Ella tiene pocos años. Es una mujer muy joven. Estudia en la Facultad su segundo año de carrera. Ella aspira a ser una licenciada en Psicología, esa que después ejercerá en su propia consulta. Ella tiene los ojos tan azules oscuros como el bellísimo color azulino del mar Adriático. Y sus cabellos son de las tonalidades rubias de los trigales sureños en el mes de Junio. Su vivacidad es de una tranquilidad pasmosa, aunque cuando tiene que ser expresiva lo es como ese huracán que azota con violencia una costa caribeña. Y sus manos gesticulan como si hablasen un idioma universal que se basa en los bellísimos y candentes movimientos de dos palomas blancas volando. Tiene un cuerpo espectacular. Sus piernas son largas y torneadas. Su cintura es abarcable como un abrazo inmortal.

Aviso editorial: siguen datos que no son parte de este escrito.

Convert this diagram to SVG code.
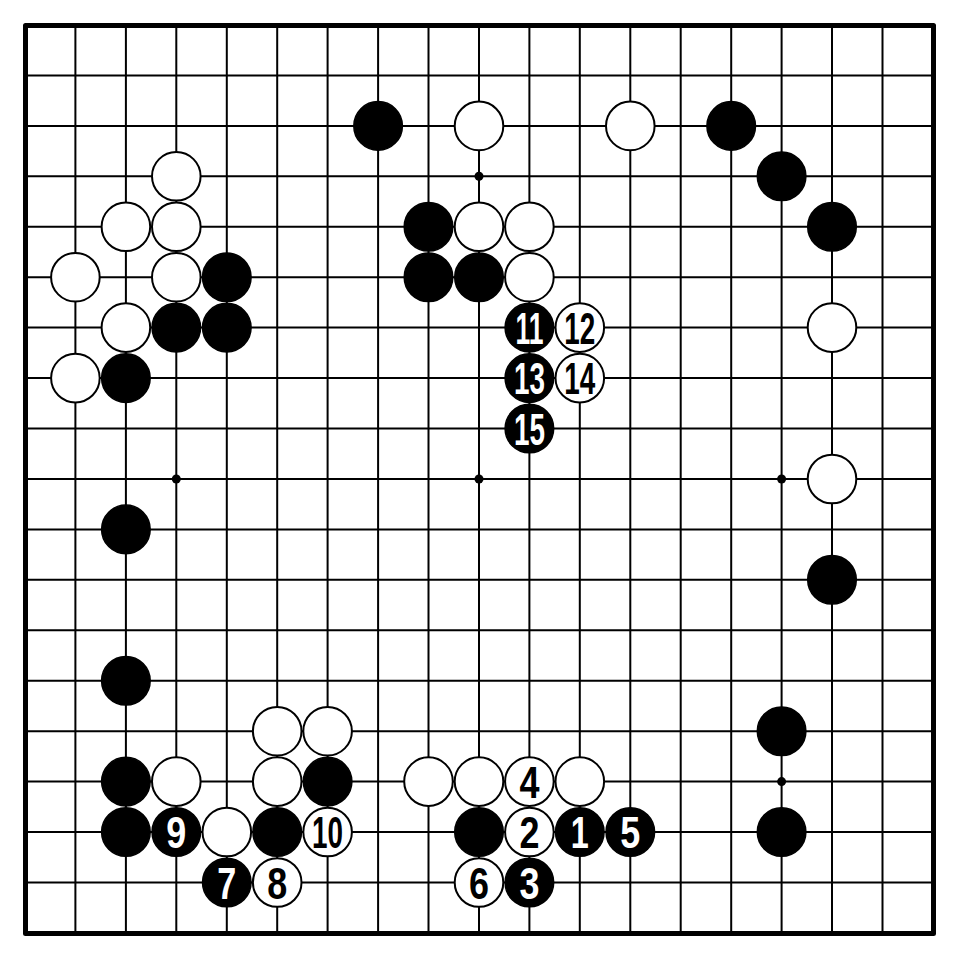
<svg xmlns="http://www.w3.org/2000/svg" width="960" height="962" viewBox="0 0 960 962">
<style>
.g{stroke:#000;stroke-width:2;fill:none}
.b{fill:#000;stroke:#000;stroke-width:1.5}
.w{fill:#fff;stroke:#000;stroke-width:2}
.n{font-family:"Liberation Sans",Arial,sans-serif;font-size:44px;font-weight:bold;text-anchor:middle}
.nb{fill:#fff}
.nw{fill:#000}
</style>
<rect width="960" height="962" fill="#fff"/>
<g id="grid">
<path class="g" d="M25 75.4H933M25 125.9H933M25 176.3H933M25 226.8H933M25 277.2H933M25 327.6H933M25 378.1H933M25 428.5H933M25 479H933M25 529.4H933M25 579.8H933M25 630.3H933M25 680.7H933M25 731.2H933M25 781.6H933M25 832H933M25 882.5H933"/>
<path class="g" d="M75.4 25V933M125.9 25V933M176.3 25V933M226.8 25V933M277.2 25V933M327.6 25V933M378.1 25V933M428.5 25V933M479 25V933M529.4 25V933M579.8 25V933M630.3 25V933M680.7 25V933M731.2 25V933M781.6 25V933M832 25V933M882.5 25V933"/>
<rect x="25.5" y="25.5" width="908" height="908" fill="none" stroke="#000" stroke-width="5" stroke-linejoin="round"/>
<g fill="#000">
<circle cx="176.3" cy="176.3" r="4.5"/><circle cx="479" cy="176.3" r="4.5"/><circle cx="781.6" cy="176.3" r="4.5"/>
<circle cx="176.3" cy="479" r="4.5"/><circle cx="479" cy="479" r="4.5"/><circle cx="781.6" cy="479" r="4.5"/>
<circle cx="176.3" cy="781.6" r="4.5"/><circle cx="479" cy="781.6" r="4.5"/><circle cx="781.6" cy="781.6" r="4.5"/>
</g>
</g>
<g id="stones">
<circle class="b" cx="378.1" cy="125.9" r="24.3"/>
<circle class="w" cx="479" cy="125.9" r="24.3"/>
<circle class="w" cx="630.3" cy="125.9" r="24.3"/>
<circle class="b" cx="731.2" cy="125.9" r="24.3"/>
<circle class="w" cx="176.3" cy="176.3" r="24.3"/>
<circle class="b" cx="781.6" cy="176.3" r="24.3"/>
<circle class="w" cx="125.9" cy="226.8" r="24.3"/>
<circle class="w" cx="176.3" cy="226.8" r="24.3"/>
<circle class="b" cx="428.5" cy="226.8" r="24.3"/>
<circle class="w" cx="479" cy="226.8" r="24.3"/>
<circle class="w" cx="529.4" cy="226.8" r="24.3"/>
<circle class="b" cx="832" cy="226.8" r="24.3"/>
<circle class="w" cx="75.4" cy="277.2" r="24.3"/>
<circle class="w" cx="176.3" cy="277.2" r="24.3"/>
<circle class="b" cx="226.8" cy="277.2" r="24.3"/>
<circle class="b" cx="428.5" cy="277.2" r="24.3"/>
<circle class="b" cx="479" cy="277.2" r="24.3"/>
<circle class="w" cx="529.4" cy="277.2" r="24.3"/>
<circle class="w" cx="125.9" cy="327.6" r="24.3"/>
<circle class="b" cx="176.3" cy="327.6" r="24.3"/>
<circle class="b" cx="226.8" cy="327.6" r="24.3"/>
<circle class="w" cx="832" cy="327.6" r="24.3"/>
<circle class="w" cx="75.4" cy="378.1" r="24.3"/>
<circle class="b" cx="125.9" cy="378.1" r="24.3"/>
<circle class="w" cx="832" cy="479" r="24.3"/>
<circle class="b" cx="125.9" cy="529.4" r="24.3"/>
<circle class="b" cx="832" cy="579.8" r="24.3"/>
<circle class="b" cx="125.9" cy="680.7" r="24.3"/>
<circle class="w" cx="277.2" cy="731.2" r="24.3"/>
<circle class="w" cx="327.6" cy="731.2" r="24.3"/>
<circle class="b" cx="781.6" cy="731.2" r="24.3"/>
<circle class="b" cx="125.9" cy="781.6" r="24.3"/>
<circle class="w" cx="176.3" cy="781.6" r="24.3"/>
<circle class="w" cx="277.2" cy="781.6" r="24.3"/>
<circle class="b" cx="327.6" cy="781.6" r="24.3"/>
<circle class="w" cx="428.5" cy="781.6" r="24.3"/>
<circle class="w" cx="479" cy="781.6" r="24.3"/>
<circle class="w" cx="579.8" cy="781.6" r="24.3"/>
<circle class="b" cx="125.9" cy="832" r="24.3"/>
<circle class="w" cx="226.8" cy="832" r="24.3"/>
<circle class="b" cx="277.2" cy="832" r="24.3"/>
<circle class="b" cx="479" cy="832" r="24.3"/>
<circle class="b" cx="781.6" cy="832" r="24.3"/>
</g>
<g id="moves">
<g id="m1"><circle class="b" cx="579.8" cy="832" r="24.3"/><text class="n nb" x="579.8" y="848" textLength="18" lengthAdjust="spacingAndGlyphs">1</text></g>
<g id="m2"><circle class="w" cx="529.4" cy="832" r="24.3"/><text class="n nw" x="529.4" y="848" textLength="20" lengthAdjust="spacingAndGlyphs">2</text></g>
<g id="m3"><circle class="b" cx="529.4" cy="882.5" r="24.3"/><text class="n nb" x="529.4" y="898.5" textLength="20" lengthAdjust="spacingAndGlyphs">3</text></g>
<g id="m4"><circle class="w" cx="529.4" cy="781.6" r="24.3"/><text class="n nw" x="529.4" y="797.6" textLength="20" lengthAdjust="spacingAndGlyphs">4</text></g>
<g id="m5"><circle class="b" cx="630.3" cy="832" r="24.3"/><text class="n nb" x="630.3" y="848" textLength="20" lengthAdjust="spacingAndGlyphs">5</text></g>
<g id="m6"><circle class="w" cx="479" cy="882.5" r="24.3"/><text class="n nw" x="479" y="898.5" textLength="20" lengthAdjust="spacingAndGlyphs">6</text></g>
<g id="m7"><circle class="b" cx="226.8" cy="882.5" r="24.3"/><text class="n nb" x="226.8" y="898.5" textLength="19" lengthAdjust="spacingAndGlyphs">7</text></g>
<g id="m8"><circle class="w" cx="277.2" cy="882.5" r="24.3"/><text class="n nw" x="277.2" y="898.5" textLength="20" lengthAdjust="spacingAndGlyphs">8</text></g>
<g id="m9"><circle class="b" cx="176.3" cy="832" r="24.3"/><text class="n nb" x="176.3" y="848" textLength="20" lengthAdjust="spacingAndGlyphs">9</text></g>
<g id="m10"><circle class="w" cx="327.6" cy="832" r="24.3"/><text class="n nw" x="327.6" y="848" textLength="31" lengthAdjust="spacingAndGlyphs">10</text></g>
<g id="m11"><circle class="b" cx="529.4" cy="327.6" r="24.3"/><text class="n nb" x="529.4" y="343.6" textLength="28" lengthAdjust="spacingAndGlyphs">11</text></g>
<g id="m12"><circle class="w" cx="579.8" cy="327.6" r="24.3"/><text class="n nw" x="579.8" y="343.6" textLength="31" lengthAdjust="spacingAndGlyphs">12</text></g>
<g id="m13"><circle class="b" cx="529.4" cy="378.1" r="24.3"/><text class="n nb" x="529.4" y="394.1" textLength="31" lengthAdjust="spacingAndGlyphs">13</text></g>
<g id="m14"><circle class="w" cx="579.8" cy="378.1" r="24.3"/><text class="n nw" x="579.8" y="394.1" textLength="31" lengthAdjust="spacingAndGlyphs">14</text></g>
<g id="m15"><circle class="b" cx="529.4" cy="428.5" r="24.3"/><text class="n nb" x="529.4" y="444.5" textLength="31" lengthAdjust="spacingAndGlyphs">15</text></g>
</g>
</svg>
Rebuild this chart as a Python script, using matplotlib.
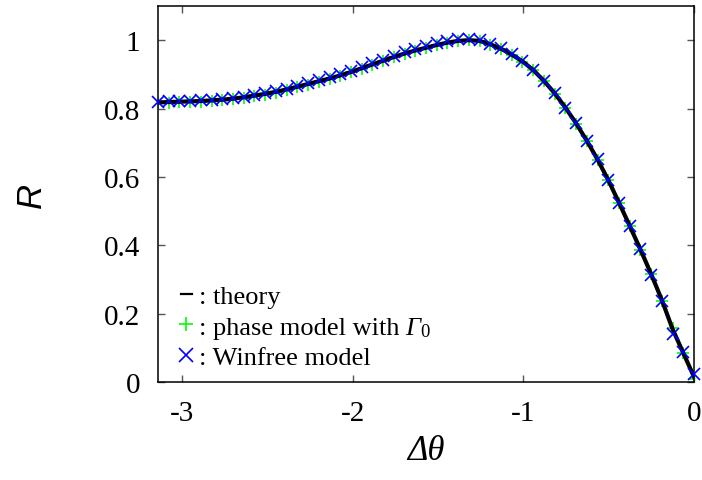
import numpy as np
import matplotlib
matplotlib.use('Agg')
import matplotlib.pyplot as plt
from matplotlib.lines import Line2D

plt.rcParams['font.family'] = ['Liberation Serif', 'DejaVu Serif']
plt.rcParams['axes.unicode_minus'] = False

# phase difference grid: -pi .. 0 in 50 steps
dtheta = np.linspace(-np.pi, 0, 51)

# theoretical order parameter R
r_theory = [0.818, 0.819, 0.820, 0.821, 0.822, 0.824, 0.826, 0.829, 0.833, 0.838,
            0.843, 0.849, 0.856, 0.864, 0.872, 0.880, 0.888, 0.897, 0.907, 0.918,
            0.929, 0.940, 0.951, 0.961, 0.970, 0.978, 0.986, 0.993, 0.998, 1.000,
            0.998, 0.988, 0.975, 0.958, 0.938, 0.913, 0.881, 0.845, 0.803, 0.757,
            0.706, 0.651, 0.591, 0.525, 0.457, 0.388, 0.316, 0.240, 0.155, 0.085,
            0.015]

# phase model with Gamma_0
r_phase = [0.815, 0.817, 0.818, 0.819, 0.820, 0.822, 0.824, 0.827, 0.831, 0.836,
           0.841, 0.847, 0.854, 0.862, 0.870, 0.878, 0.887, 0.896, 0.906, 0.917,
           0.928, 0.939, 0.950, 0.960, 0.969, 0.978, 0.986, 0.993, 0.998, 1.000,
           0.997, 0.987, 0.974, 0.957, 0.937, 0.912, 0.880, 0.844, 0.802, 0.756,
           0.705, 0.650, 0.590, 0.524, 0.456, 0.387, 0.315, 0.238, 0.158, 0.085,
           0.008]

# Winfree model
r_winfree = [0.820, 0.822, 0.822, 0.823, 0.824, 0.826, 0.828, 0.831, 0.835, 0.840,
             0.845, 0.851, 0.858, 0.866, 0.874, 0.883, 0.891, 0.900, 0.910, 0.921,
             0.932, 0.943, 0.954, 0.965, 0.975, 0.984, 0.992, 0.998, 1.003, 1.004,
             1.001, 0.990, 0.977, 0.960, 0.940, 0.914, 0.881, 0.846, 0.803, 0.757,
             0.706, 0.651, 0.590, 0.523, 0.456, 0.388, 0.312, 0.237, 0.140, 0.087,
             0.023]

fig = plt.figure(figsize=(7.02, 4.81), dpi=100)
ax = fig.add_axes([0.2251, 0.2037, 0.7635, 0.7817])

ax.plot(dtheta, r_phase, ls='none', marker='+', ms=8, mew=1.2,
        color='#00ff00', zorder=2)
ax.plot(dtheta, r_theory, color='black', lw=3, zorder=3)
ax.plot(dtheta, r_winfree, ls='none', marker='x', ms=8, mew=1.2,
        color='#0000ff', zorder=4, clip_on=False)

ax.set_xlim(-np.pi, 0)
ax.set_ylim(0, 1.1)
ax.set_xticks([-3, -2, -1, 0])
ax.set_xticklabels(['-3', '-2', '-1', '0'])
ax.set_yticks([0, 0.2, 0.4, 0.6, 0.8, 1])
ax.set_yticklabels(['0', '0.2', '0.4', '0.6', '0.8', '1'])
ax.tick_params(direction='in', length=5, width=1, labelsize=21,
               top=True, right=True, pad=13, color='#555555')
for s in ax.spines.values():
    s.set_linewidth(1.1)

ax.set_xlabel('Δθ', fontsize=25, style='italic', labelpad=6)
ax.set_ylabel('R', fontsize=25, family='Liberation Sans', style='italic',
              labelpad=40)

handles = [
    Line2D([], [], color='black', lw=1.6),
    Line2D([], [], ls='none', marker='+', ms=10, mew=1.2, color='#00ff00'),
    Line2D([], [], ls='none', marker='x', ms=10, mew=1.2, color='#0000ff'),
]
labels = [': theory', ': phase model with', ': Winfree model']
leg = ax.legend(handles, labels, loc='lower left', bbox_to_anchor=(0.042, 0.035),
                frameon=False, fontsize=19, handlelength=0.45, handletextpad=0.25,
                labelspacing=0.26, borderpad=0, borderaxespad=0)

# italic Gamma with subscript 0 after the second legend entry
# (zorder above the legend so the legend text is placed first)
gam = ax.annotate('Γ', xy=(1, 0), xycoords=leg.get_texts()[1],
                  xytext=(4, 0), textcoords='offset points', zorder=6,
                  fontsize=19, style='italic', ha='left', va='bottom')
ax.annotate('0', xy=(1, 0), xycoords=gam, xytext=(0, -1), zorder=7,
            textcoords='offset points', fontsize=13.5, ha='left', va='bottom')

fig.savefig('out.png', dpi=100)
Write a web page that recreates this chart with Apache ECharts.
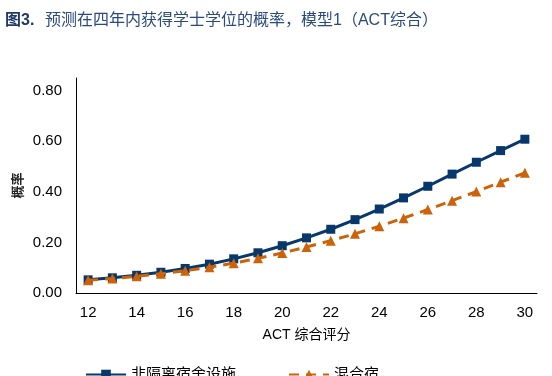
<!DOCTYPE html>
<html>
<head>
<meta charset="utf-8">
<script src="https://cdn.jsdelivr.net/npm/echarts@6/dist/echarts.min.js"></script>
<style>
html,body{margin:0;padding:0;background:#fff;}
#main{width:552px;height:376px;}
</style>
</head>
<body>
<div id="main"></div>
<script>
var actScores = ['12','13','14','15','16','17','18','19','20','21','22','23','24','25','26','27','28','29','30'];
var nonDorm = [0.052,0.060,0.070,0.082,0.097,0.114,0.135,0.159,0.187,0.218,0.252,0.290,0.332,0.376,0.422,0.470,0.517,0.563,0.608];
var dorm = [0.050,0.057,0.066,0.076,0.088,0.102,0.118,0.137,0.158,0.182,0.207,0.234,0.264,0.296,0.330,0.365,0.401,0.438,0.475];
var seriesNames = ['非隔离宿舍设施', '混合宿'];

var chart = echarts.init(document.getElementById('main'));
var font = '"Liberation Sans", Arial, "Noto Sans CJK SC", sans-serif';
var option = {
	animation: false,
	title: {
		text: '{b|图3.}{t|预测在四年内获得学士学位的概率，模型1（ACT综合）}',
		left: 0,
		top: 8,
		textStyle: {
			fontFamily: font,
			fontSize: 16,
			fontWeight: 'normal',
			color: '#2a4a7c',
			rich: {
				b: {fontFamily: font, fontSize: 16, fontWeight: 'bold', color: '#1f3a66', width: 40},
				t: {fontFamily: font, fontSize: 16, color: '#2a4a7c'}
			}
		}
	},
	legend: {
		bottom: -11,
		left: 80,
		itemGap: 52,
		itemWidth: 40,
		itemHeight: 12,
		textStyle: {fontFamily: font, fontSize: 15, color: '#000'},
		data: seriesNames
	},
	grid: {left: 76, right: 15, top: 78, bottom: 83},
	xAxis: {
		type: 'category',
		data: actScores,
		boundaryGap: true,
		name: 'ACT 综合评分',
		nameLocation: 'middle',
		nameGap: 35,
		nameMoveOverlap: false,
		nameTextStyle: {fontFamily: font, fontSize: 14, color: '#000'},
		axisLine: {lineStyle: {color: '#000', width: 1}},
		axisTick: {show: false},
		axisLabel: {interval: 1, fontFamily: font, fontSize: 15, color: '#000', margin: 12}
	},
	yAxis: {
		type: 'value',
		min: 0,
		max: 0.85,
		interval: 0.2,
		name: '概率',
		nameLocation: 'middle',
		nameGap: 51,
		nameMoveOverlap: false,
		nameRotate: 90,
		nameTextStyle: {fontFamily: font, fontSize: 13, fontWeight: 'bold', color: '#222'},
		axisLine: {show: true, lineStyle: {color: '#000', width: 1}},
		axisTick: {show: false},
		splitLine: {show: false},
		axisLabel: {
			showMaxLabel: false,
			fontFamily: font, fontSize: 15, color: '#000', margin: 14,
			formatter: function (v) { return v > 0.81 ? '' : v.toFixed(2); }
		}
	},
	series: [
		{
			name: seriesNames[0],
			type: 'line',
			data: nonDorm,
			symbol: 'rect',
			symbolSize: 9,
			z: 2,
			itemStyle: {color: '#08386b'},
			lineStyle: {color: '#08386b', width: 3}
		},
		{
			name: seriesNames[1],
			type: 'line',
			data: dorm,
			symbol: 'triangle',
			symbolSize: 10,
			z: 3,
			itemStyle: {color: '#cc6209'},
			lineStyle: {color: '#cc6209', width: 3, type: [10, 7]}
		}
	]
};
chart.setOption(option);
</script>
</body>
</html>
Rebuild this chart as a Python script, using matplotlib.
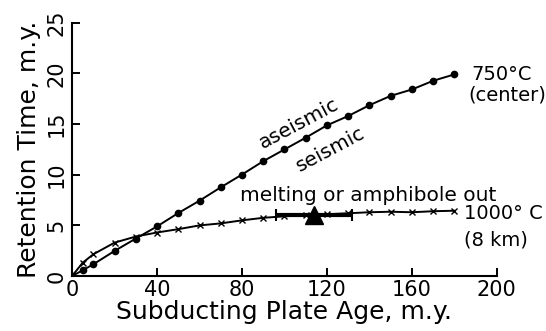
import matplotlib
matplotlib.use("Agg")
import matplotlib.pyplot as plt

# Data
ages_750 = [0, 5, 10, 20, 30, 40, 50, 60, 70, 80, 90, 100, 110, 120, 130, 140, 150, 160, 170, 180]
time_750 = [0, 0.57, 1.16, 2.48, 3.7, 4.9, 6.22, 7.44, 8.76, 10.02, 11.34, 12.5, 13.66, 14.88, 15.8, 16.87, 17.79, 18.42, 19.28, 19.91]

ages_1000 = [0, 5, 10, 20, 30, 40, 50, 60, 70, 80, 90, 100, 110, 120, 130, 140, 150, 160, 170, 180]
time_1000 = [0, 1.32, 2.15, 3.3, 3.9, 4.3, 4.63, 5.0, 5.2, 5.5, 5.75, 5.9, 6.0, 6.1, 6.2, 6.3, 6.35, 6.3, 6.4, 6.45]

obs_age = [114]
obs_time = [6.0]
obs_age_err = [18]

xticks = [0, 40, 80, 120, 160, 200]
yticks = [0, 5, 10, 15, 20, 25]

fig = plt.figure(figsize=(5.46, 3.31), dpi=100)
ax = fig.add_axes([0.132, 0.166, 0.778, 0.765])

ax.plot(ages_750, time_750, color="black", lw=1.4, marker="o", ms=4.5)
ax.plot(ages_1000, time_1000, color="black", lw=1.4, marker="x", ms=5, mew=1.0)
ax.errorbar(obs_age, obs_time, xerr=obs_age_err, fmt="^", color="black",
            ms=13, elinewidth=3.0, capsize=4.5, capthick=1.5)

ax.set_xlim(0, 200)
ax.set_ylim(0, 25)
ax.set_xticks(xticks)
ax.set_yticks(yticks)
ax.set_xticklabels([str(t) for t in xticks], fontsize=15)
ax.set_yticklabels([str(t) for t in yticks], fontsize=15, rotation=90, va="center", ha="right")
ax.tick_params(direction="in", length=6, width=1.4)
ax.tick_params(axis="x", pad=3)
ax.tick_params(axis="y", pad=4)
for s in ["top", "right"]:
    ax.spines[s].set_visible(False)
for s in ["left", "bottom"]:
    ax.spines[s].set_linewidth(1.5)

ax.set_xlabel("Subducting Plate Age, m.y.", fontsize=18, labelpad=0)
ax.set_ylabel("Retention Time, m.y.", fontsize=18, labelpad=4)

ax.text(107, 15.1, "aseismic", fontsize=14.5, rotation=28, ha="center", va="center")
ax.text(121.5, 12.5, "seismic", fontsize=14.5, rotation=28, ha="center", va="center")
ax.text(139.3, 8.0, "melting or amphibole out", fontsize=14.5, ha="center", va="center")

ax.text(188, 19.9, "750°C", fontsize=14, ha="left", va="center", clip_on=False)
ax.text(186.5, 17.9, "(center)", fontsize=14, ha="left", va="center", clip_on=False)
ax.text(184.5, 6.15, "1000° C", fontsize=14, ha="left", va="center", clip_on=False)
ax.text(184.5, 3.6, "(8 km)", fontsize=14, ha="left", va="center", clip_on=False)

fig.savefig("out.png", dpi=100)
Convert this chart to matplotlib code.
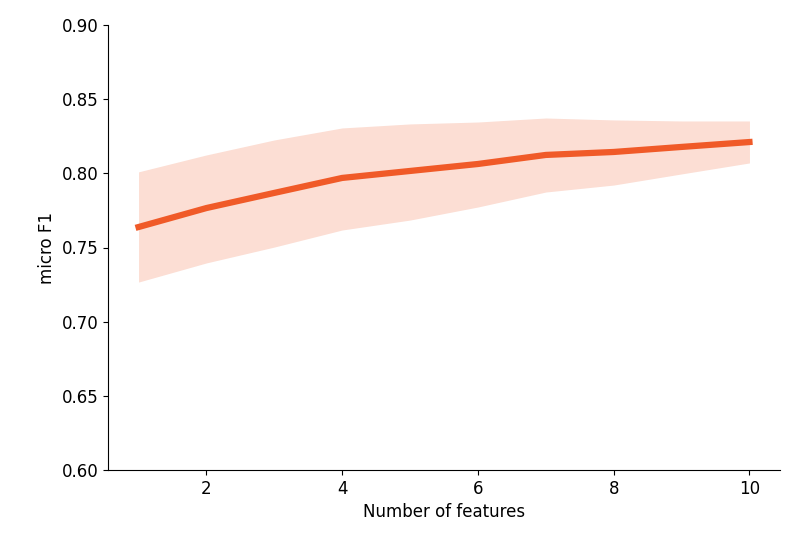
import matplotlib
matplotlib.use("Agg")
import matplotlib.pyplot as plt

n_features = [1, 2, 3, 4, 5, 6, 7, 8, 9, 10]
mean_f1 = [0.7638, 0.7766, 0.7868, 0.7969, 0.8016, 0.8063, 0.8124, 0.8144, 0.8178, 0.8211]
upper_f1 = [0.801, 0.8124, 0.8225, 0.8306, 0.8333, 0.8346, 0.8373, 0.836, 0.8353, 0.8353]
lower_f1 = [0.7267, 0.7396, 0.7503, 0.7618, 0.7685, 0.7773, 0.7874, 0.7921, 0.7996, 0.807]

fig = plt.figure(figsize=(7.98, 5.45), dpi=100)
ax = fig.add_axes([108/798, 1-470/545, (780-108)/798, (470-25)/545])
ax.fill_between(n_features, lower_f1, upper_f1, color="#f05a28", alpha=0.2, linewidth=0)
ax.plot(n_features, mean_f1, color="#f05a28", linewidth=4.5)
ax.set_ylim(0.60, 0.90)
ax.set_xticks([2, 4, 6, 8, 10])
ax.set_xlabel("Number of features", fontsize=12)
ax.set_ylabel("micro F1", fontsize=12)
ax.tick_params(labelsize=12)
ax.spines["top"].set_visible(False)
ax.spines["right"].set_visible(False)
fig.savefig("out.png", dpi=100)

Y sus labios carnosos deben de besar como besa una Venus sin que el tiempo discurra. No estoy embelezado ni enamorado de ella como un colegial. Nunca he dialogado con ella, pero sería algo fácil enamorarse de su humanidad de mujer que huele a flores salvajes.

 

 

El niño besó a su niñera en la boca. Y ella se quedó transpuesta e inmóvil como un mármol estatuario al que le ha gustado muchísimo el largo beso del pequeño en sus labios. Ella, tan escultural y tan bella como una simple flor primaveral de colores increíbles, no es exactamente una institutriz. Y él no es un niño pequeño demoníaco. Ella es la enfermera que atiende a un hombre adulto que ha perdido la memoria a causa del terrible accidente de tráfico que tuvo aquella mañana en la que chocó con su rojo y potente automóvil, de forma bestial, contra un semáforo en una gran avenida de la ciudad. La enfermera teme lo peor, y ya que hoy el hombre accidentado no solo la ha besado en sus labios gorduelos, sino que la ha tocado con su consentimiento porque ella está encantada con las caricias y los besos que de él recibe todas las mañanas cuando va a llevarle las dosis diarias de los medicamentos que debe de tomar para sanarse pronto.

Ella está enamorándose de él. Y a él le están llegando de nuevo los recuerdos de amar.